What to Do if You Think You’re Sick

Call ahead: If you are experiencing symptoms of COVID-19 (fever, cough or shortness of breath), call your health care provider before seeking medical care so that appropriate precautions can be taken. More than 85 community testing sites also offer free, confidential testing: Find a COVID-19 Testing Site.

It’s important if someone thinks they could be positive for COVID-19 and are awaiting testing results to stay at home and act as if they are positive.
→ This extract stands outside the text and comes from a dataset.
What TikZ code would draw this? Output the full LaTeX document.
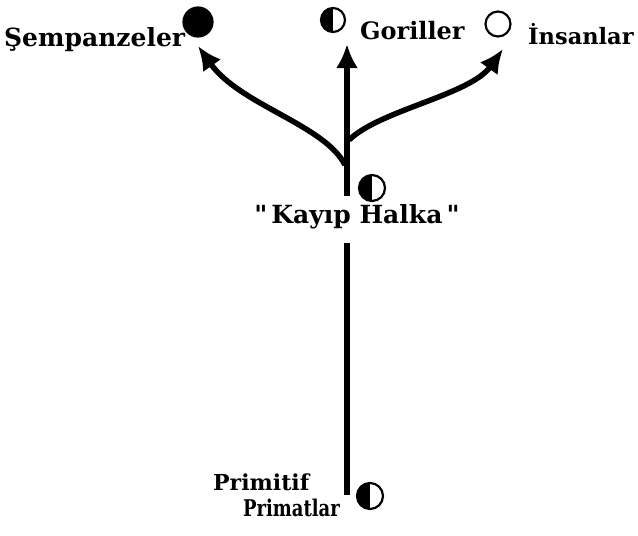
\documentclass[tikz,border=0pt]{standalone}
\usepackage{fontspec}
\setmainfont{DejaVu Serif}
\newfontfamily\qfont{DejaVu Serif}[Ligatures=TeXOff]
\usetikzlibrary{arrows.meta}
\begin{document}
\begin{tikzpicture}[x=1pt,y=-1pt,
  lbl/.style={font=\bfseries\fontsize{#1}{#1}\selectfont, inner sep=0pt},
  dot/.style={circle, draw, line width=2.2pt, minimum size=#1, inner sep=0pt},
  fulldot/.style={dot=#1, fill=black},
  halfdot/.style={dot=#1, path picture={\fill[black] (path picture bounding box.north) rectangle (path picture bounding box.south west);}},
  branch/.style={line width=5.5pt, -{Latex[length=24pt,width=22pt]}},
  stem/.style={line width=5.5pt}]
\useasboundingbox (0,0) rectangle (638,536);
% markers
\node[fulldot=29pt] (chimp) at (198,22) {};
\node[halfdot=24pt] (gor) at (333,20) {};
\node[dot=25pt] (hum) at (498,24) {};
\node[halfdot=26pt] (link) at (372,188) {};
\node[halfdot=26pt] (prim) at (370,496) {};
% labels
\node[lbl=25, anchor=base west] (tchimp) at (4,46) {Şempanzeler};
\node[lbl=24, anchor=base west] (tgor) at (360,39) {Goriller};
\node[lbl=22.5, anchor=base west] (thum) at (528,44) {İnsanlar};
\node[lbl=25, anchor=base] (tlink) at (357,223) {{\qfont\bfseries"}\,Kayıp Halka\,{\qfont\bfseries"}};
\node[lbl=22, anchor=base west] (tprim1) at (213,490) {Primitif};
\node[lbl=23, anchor=base west] (tprim2) at (243,516) {\scalebox{0.78}[1]{Primatlar}};
% trunk coordinates
\coordinate (bot) at (347,495);
\coordinate (lowtop) at (347,243);
\coordinate (uppbot) at (347,196);
\coordinate (jl) at (345,165);
\coordinate (jr) at (349,140);
\coordinate (tipc) at (198,46);
\coordinate (tipg) at (347,44);
\coordinate (tiph) at (503,49);
% connectors
\draw[stem] (bot) -- (lowtop);
\draw[branch] (uppbot) -- (tipg);
\draw[branch] (jl) .. controls (325,125) and (240,105) .. (tipc);
\draw[branch] (jr) .. controls (380,110) and (470,95) .. (tiph);
\end{tikzpicture}
\end{document}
This means self-isolating for 10 days and 72 hours after symptoms and fever subside.

If a person tests positive for COVID-19, they should plan on receiving a call from a public health specialist to discuss how to protect themselves and others, to find out where they may have been, and who they were in close contact with while infectious.
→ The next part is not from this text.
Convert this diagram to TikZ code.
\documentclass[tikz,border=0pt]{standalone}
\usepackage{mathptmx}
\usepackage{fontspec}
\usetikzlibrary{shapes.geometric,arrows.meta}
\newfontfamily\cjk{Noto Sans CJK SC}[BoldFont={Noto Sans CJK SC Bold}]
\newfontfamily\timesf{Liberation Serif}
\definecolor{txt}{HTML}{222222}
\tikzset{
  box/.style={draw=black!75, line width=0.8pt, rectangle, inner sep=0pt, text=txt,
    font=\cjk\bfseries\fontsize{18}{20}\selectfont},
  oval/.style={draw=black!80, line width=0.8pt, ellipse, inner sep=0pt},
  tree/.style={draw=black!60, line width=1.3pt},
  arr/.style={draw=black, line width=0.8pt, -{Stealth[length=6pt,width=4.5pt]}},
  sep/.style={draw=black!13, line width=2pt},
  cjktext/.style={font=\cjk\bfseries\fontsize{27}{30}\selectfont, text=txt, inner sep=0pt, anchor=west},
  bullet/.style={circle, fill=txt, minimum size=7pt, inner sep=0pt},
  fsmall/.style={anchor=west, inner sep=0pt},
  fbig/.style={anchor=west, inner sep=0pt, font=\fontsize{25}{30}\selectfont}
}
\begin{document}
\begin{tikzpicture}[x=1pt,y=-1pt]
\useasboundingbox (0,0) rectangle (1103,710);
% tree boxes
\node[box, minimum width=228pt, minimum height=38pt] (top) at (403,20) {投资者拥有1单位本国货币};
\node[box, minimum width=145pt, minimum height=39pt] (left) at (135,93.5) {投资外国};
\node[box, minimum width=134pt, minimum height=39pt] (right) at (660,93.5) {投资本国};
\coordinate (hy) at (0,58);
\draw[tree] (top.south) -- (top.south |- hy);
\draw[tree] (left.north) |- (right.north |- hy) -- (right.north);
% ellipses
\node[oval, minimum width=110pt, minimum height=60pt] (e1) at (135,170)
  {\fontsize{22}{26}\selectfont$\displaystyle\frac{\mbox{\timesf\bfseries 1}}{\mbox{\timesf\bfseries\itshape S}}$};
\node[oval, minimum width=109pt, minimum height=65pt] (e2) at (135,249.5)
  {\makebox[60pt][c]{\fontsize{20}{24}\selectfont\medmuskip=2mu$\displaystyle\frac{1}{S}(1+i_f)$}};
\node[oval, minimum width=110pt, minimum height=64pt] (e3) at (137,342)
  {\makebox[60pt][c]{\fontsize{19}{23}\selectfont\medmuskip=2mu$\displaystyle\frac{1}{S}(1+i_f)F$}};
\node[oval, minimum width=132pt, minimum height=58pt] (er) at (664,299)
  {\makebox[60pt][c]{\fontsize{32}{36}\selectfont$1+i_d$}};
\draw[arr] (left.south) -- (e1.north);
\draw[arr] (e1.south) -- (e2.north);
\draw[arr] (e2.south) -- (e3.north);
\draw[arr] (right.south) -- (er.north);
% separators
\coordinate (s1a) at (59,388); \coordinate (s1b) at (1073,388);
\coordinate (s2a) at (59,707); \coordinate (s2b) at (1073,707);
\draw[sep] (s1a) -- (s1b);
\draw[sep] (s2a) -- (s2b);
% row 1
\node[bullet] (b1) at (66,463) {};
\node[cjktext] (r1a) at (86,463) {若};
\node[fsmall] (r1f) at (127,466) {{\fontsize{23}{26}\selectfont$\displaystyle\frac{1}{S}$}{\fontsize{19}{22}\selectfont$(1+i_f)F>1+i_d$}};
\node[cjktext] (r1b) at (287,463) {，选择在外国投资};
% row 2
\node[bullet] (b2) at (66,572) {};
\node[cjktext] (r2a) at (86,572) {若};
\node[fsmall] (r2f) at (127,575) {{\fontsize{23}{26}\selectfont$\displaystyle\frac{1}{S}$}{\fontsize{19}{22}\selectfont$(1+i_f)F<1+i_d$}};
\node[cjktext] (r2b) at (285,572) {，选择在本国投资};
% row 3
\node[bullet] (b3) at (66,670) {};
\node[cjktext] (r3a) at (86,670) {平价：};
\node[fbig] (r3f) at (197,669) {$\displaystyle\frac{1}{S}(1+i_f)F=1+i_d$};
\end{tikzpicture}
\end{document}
covid-19 cases roundup friday september 4

California COVID-19 Data and Tools

A wide range of data and analysis guides California’s response to COVID-19. The state is making the data and its analytical tools available to researchers, scientists and the public at covid19.ca.gov.

* The Statewide COVID-19 Dashboard

* The California COVID-19 Assessment Tool (CalCAT)

* State Cases and Deaths Associated with COVID-19 by Age Group

* COVID-19 Race & Ethnicity Data

* COVID-19 Hospital Data and Case Statistics

* View additional datasets at the California Open Data Portal (including Testing Data, PPE Logistics Data, Hospital Data, Homeless Impact and more)

Consolidated guidance is available on the California Department of Public Health’s Guidance webpage.

* * * * *

Always check with trusted sources for the latest accurate information about novel coronavirus (COVID-19):

* Los Angeles County Department of Public Health

* California Department of Public Health

* Centers for Disease Control and Prevention

* Spanish

* World Health Organization

* Johns Hopkins University COVID-19 Dashboard

L.A. County residents can also call 2-1-1.

* * * * *

The story has been revised to correct the number of SCV cases reported.